Read through the records below and copy each line that uses the word "this".

** Start Data extract **

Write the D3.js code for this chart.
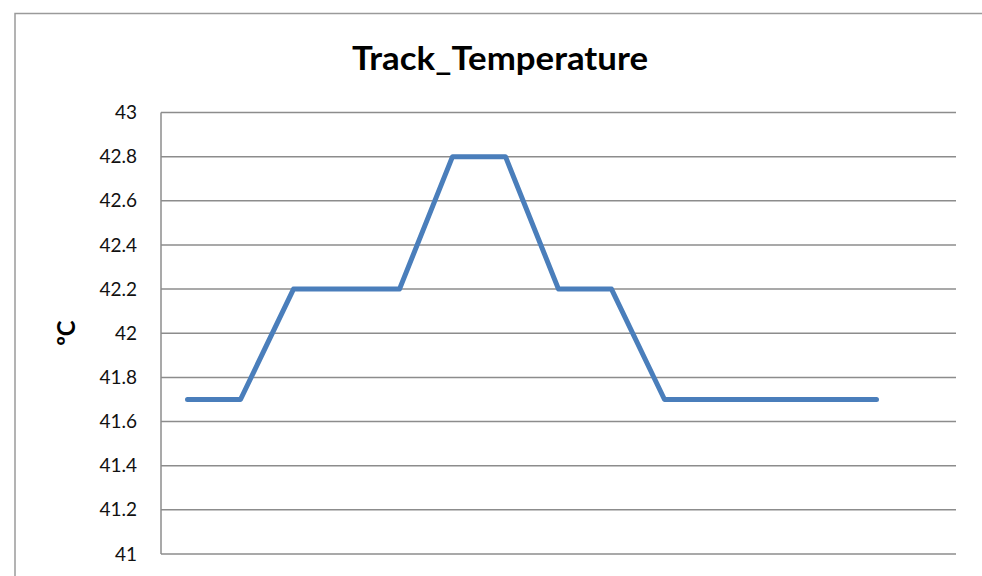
<!DOCTYPE html>
<html><head><meta charset="utf-8">
<script src="https://cdn.jsdelivr.net/npm/d3@7"></script>
<style>html,body{margin:0;padding:0;background:#fff;overflow:hidden}</style>
</head><body>
<svg id="c" width="982" height="576"></svg>
<script>
const categories = ["1","2","3","4","5","6","7","8","9","10","11","12","13","14","15"];
const temperature = [41.7,41.7,42.2,42.2,42.2,42.8,42.8,42.2,42.2,41.7,41.7,41.7,41.7,41.7,null];
const yTicks = [41,41.2,41.4,41.6,41.8,42,42.2,42.4,42.6,42.8,43];
const titleText = "Track_Temperature";
const yLabel = "ºC";

const svg = d3.select("#c");
const font = "Lato, 'Open Sans', sans-serif";
// outer frame
svg.append("rect").attr("x",15).attr("y",13.5).attr("width",1000).attr("height",700)
  .attr("fill","#fff").attr("stroke","#9a9a9a").attr("stroke-width",1.5);

const L=161, R=956, T=112.5, B=554;
const x = d3.scaleBand().domain(categories).range([L,R]);
const y = d3.scaleLinear().domain([41,43]).range([B,T]);

// gridlines
svg.append("g").selectAll("line").data(yTicks).join("line")
  .attr("x1",L).attr("x2",R).attr("y1",d=>y(d)).attr("y2",d=>y(d))
  .attr("stroke","#8c8c8c").attr("stroke-width",1.5);
// y axis line
svg.append("line").attr("x1",L).attr("x2",L).attr("y1",T).attr("y2",B)
  .attr("stroke","#8c8c8c").attr("stroke-width",1.5);

const yAxis = svg.append("g").attr("transform",`translate(${L},0)`)
  .call(d3.axisLeft(y).tickValues(yTicks).tickFormat(d=>String(d)).tickSize(0).tickPadding(24));
yAxis.select(".domain").remove();
yAxis.selectAll("text").attr("font-family",font).attr("font-size",19).attr("fill","#111");

// line
const line = d3.line().defined(d=>d.v!=null)
  .x(d=>x(d.c)+x.bandwidth()/2).y(d=>y(d.v));
const data = categories.map((c,i)=>({c,v:temperature[i]}));
svg.append("path").datum(data).attr("d",line).attr("fill","none")
  .attr("stroke","#4a7ebb").attr("stroke-width",5).attr("stroke-linejoin","round").attr("stroke-linecap","round");

// title
svg.append("text").attr("x",500).attr("y",70).attr("text-anchor","middle")
  .attr("font-family",font).attr("font-weight","bold").attr("font-size",32)
  .attr("textLength",296).attr("lengthAdjust","spacingAndGlyphs").attr("fill","#000").text(titleText);
// y label
svg.append("text").attr("transform","translate(75,333) rotate(-90)").attr("text-anchor","middle")
  .attr("font-family",font).attr("font-weight","bold").attr("font-size",24).attr("fill","#000").text(yLabel);
</script>
</body></html>
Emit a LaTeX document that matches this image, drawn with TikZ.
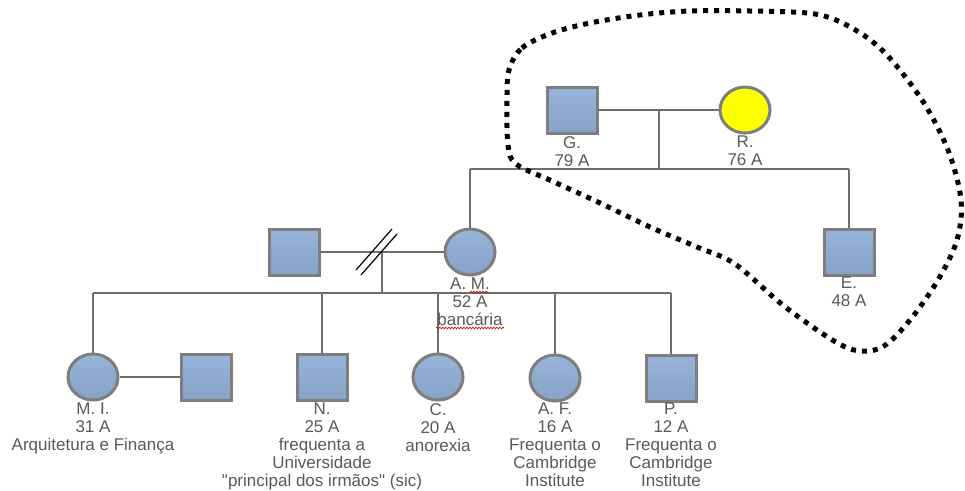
\documentclass[tikz,border=0pt]{standalone}
\usepackage{fontspec}
\setmainfont{Liberation Sans}[Ligatures=TeXOff]
\usetikzlibrary{shapes.geometric,decorations.pathmorphing,shadows}
\definecolor{boxtop}{HTML}{98B5D9}
\definecolor{boxbot}{HTML}{86A2C7}
\definecolor{edgegray}{HTML}{7E7E7E}
\definecolor{linegray}{HTML}{6E6E6E}
\definecolor{txtgray}{HTML}{595959}
\begin{document}
\begin{tikzpicture}[x=1pt,y=-1pt,
  person/.style={draw=edgegray, line width=3pt, inner sep=0pt,
    top color=boxtop, bottom color=boxbot,
    drop shadow={shadow xshift=1.2pt, shadow yshift=-1.2pt, opacity=0.25}},
  male/.style={person, rectangle, minimum width=50pt, minimum height=46pt},
  female/.style={person, ellipse, minimum width=50pt, minimum height=46pt},
  yellowfem/.style={female, top color=yellow, bottom color=yellow},
  tag/.style={anchor=north, align=center, inner sep=0pt, text=txtgray,
    font=\fontsize{17}{18}\selectfont},
  link/.style={draw=linegray, line width=1.3pt},
  squiggle/.style={draw=red!85!black, line width=0.6pt,
    decorate, decoration={snake, amplitude=0.9pt, segment length=3pt}},
  lasso/.style={draw=black, line width=5pt, dash pattern=on 5pt off 6pt}]
\useasboundingbox (0,0) rectangle (965,490);

% grandparents and their children
\node[male] (G) at (572,110) {};
\node[yellowfem] (R) at (745,110) {};
\node[female] (AM) at (470,252) {};
\node[male] (E) at (849,252) {};
\node[male] (H) at (294,252) {};

% grandchildren
\node[female] (MI) at (93,377) {};
\node[male] (MIs) at (206,377) {};
\node[male] (N) at (322,377) {};
\node[female] (C) at (438,377) {};
\node[female] (AF) at (555,378) {};
\node[male] (P) at (671,378) {};

% junction points
\coordinate (gr) at (659,110);
\coordinate (grs) at (659,169);
\coordinate (sibL) at (470,169);
\coordinate (sibR) at (849,169);
\coordinate (pm) at (382,252);
\coordinate (pms) at (382,293);
\coordinate (kidL) at (93,293);
\coordinate (kidN) at (322,293);
\coordinate (kidC) at (438,293);
\coordinate (kidA) at (555,293);
\coordinate (kidR) at (671,293);

% first generation
\draw[link] (G.east) -- (R.west);
\draw[link] (gr) -- (grs);
\draw[link] (sibL) -- (sibR);
\draw[link] (sibL) -- (AM.north);
\draw[link] (sibR) -- (E.north);

% divorced couple
\draw[link] (H.east) -- (AM.west);
\draw[link] (pm) -- (pms);
\draw[link, line width=1.2pt, draw=black] (356,270) -- (392,229);
\draw[link, line width=1.2pt, draw=black] (361,275) -- (397,234);

% sibship of the grandchildren
\draw[link] (kidL) -- (kidR);
\draw[link] (kidL) -- (MI.north);
\draw[link] (kidN) -- (N.north);
\draw[link] (kidC) -- (C.north);
\draw[link] (kidA) -- (AF.north);
\draw[link] (kidR) -- (P.north);
\draw[link] (MI.east) -- (MIs.west);

% labels
\node[tag] (tG) at (572,136) {G.\\79 A};
\node[tag] (tR) at (745,136) {R.\\76 A};
\node[tag] (tE) at (849,277) {E.\\48 A};
\node[tag] (tAM) at (470,278) {A. M.\\52 A\\bancária};
\node[tag] (tMI) at (93,403) {M. I.\\31 A\\Arquitetura e Finança};
\node[tag] (tN) at (322,403) {N.\\25 A\\frequenta a\\Universidade\\"principal dos irmãos" (sic)};
\node[tag] (tC) at (438,403) {C.\\20 A\\anorexia};
\node[tag] (tAF) at (555,403) {A. F.\\16 A\\Frequenta o\\Cambridge\\Institute};
\node[tag] (tP) at (671,403) {P.\\12 A\\Frequenta o\\Cambridge\\Institute};

% spell-check marks
\draw[squiggle] (470,292) -- (488,292);
\draw[squiggle] (436,328) -- (504,328);

% dotted enclosure around the grandparents and E.
\draw[lasso] plot[smooth cycle, tension=0.55] coordinates {
  (509,70) (522,48) (552,33) (590,23) (640,15) (690,11) (750,11)
  (815,14) (852,28) (885,53) (922,100) (948,150) (961,200) (957,240)
  (938,280) (910,320) (884,346) (860,351) (834,341) (784,306)
  (735,264) (697,247) (650,227) (600,203) (552,181) (516,164)
  (508,145) (507,100)};
\end{tikzpicture}
\end{document}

** End Data extract **

Reply
Write the D3.js code for this chart.
Emit a LaTeX document that matches this image, drawn with TikZ.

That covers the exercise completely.